41      Fifthly, as regards the redacted passages in paragraph 187 of Annex IM.6 to the application for interim measures, it should be noted that that paragraph essentially reproduces the content of paragraph 153 of that annex, in respect of which confidentiality has been granted. Consequently, confidential treatment must also be accorded to paragraph 187.

42      Sixthly, as regards the redacted passages in Annex IM.21 to the application for interim measures and Annex IMC.8 to the Council’s observations, it must be pointed out that those annexes correspond to Annex A.18a to the application in the main proceedings. Annex A.18a is a statement on the net worth of the applicant’s purchaser, containing detailed information on the purchaser’s assets and on various commercial and financial interests. Thus, as is apparent from the order of 13 December 2023, that information may be considered to be a business secret. In addition, that information is not such as to prevent the Republic of Croatia from asserting its rights or putting forward its arguments before the Courts of the European Union.

43      Seventhly, as regards Annex IMC.12 to the Council’s observations, it should be noted that that annex corresponds to Annex A.25 to the application in the main proceedings. As is apparent from paragraph 35 of the order of 13 December 2023, the redacted passages in that annex contain information relating to the date and financing of the loan agreement, which are business secrets.
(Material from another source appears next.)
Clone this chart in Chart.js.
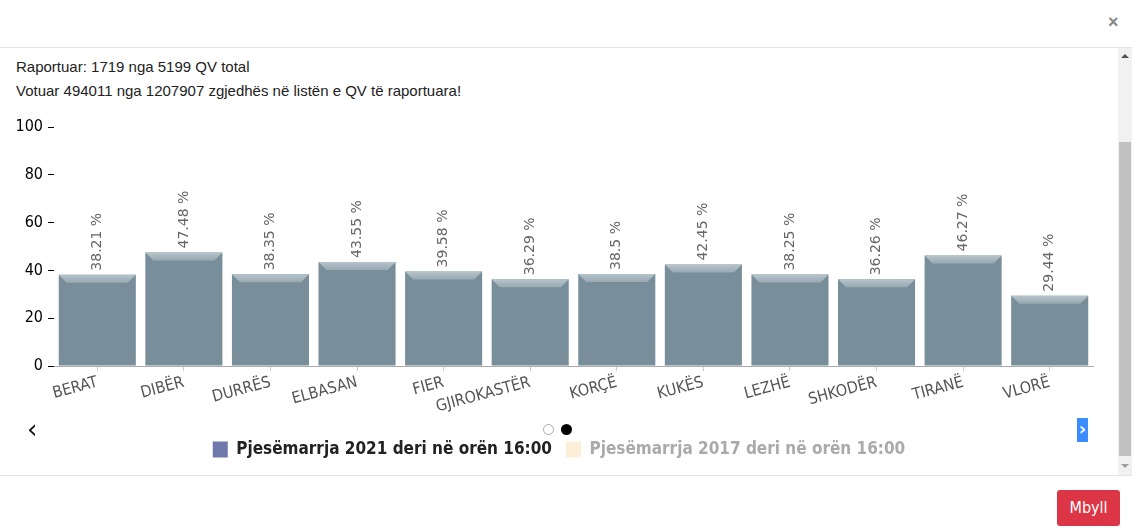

Since that information is not such as to prevent the Republic of Croatia from asserting its rights or putting forward its arguments before the Courts of the European Union, the application for confidential treatment must be granted.

On those grounds,

THE PRESIDENT OF THE GENERAL COURT

hereby orders:

1.      The application for confidential treatment made by SBK Art OOO vis-à-vis the Republic of Croatia is granted.

2.      The costs are reserved.

Luxembourg, 5 February 2024.

V. Di Bucci

 

M. van der Woude

Registrar

 

President


*      Language of the case: English.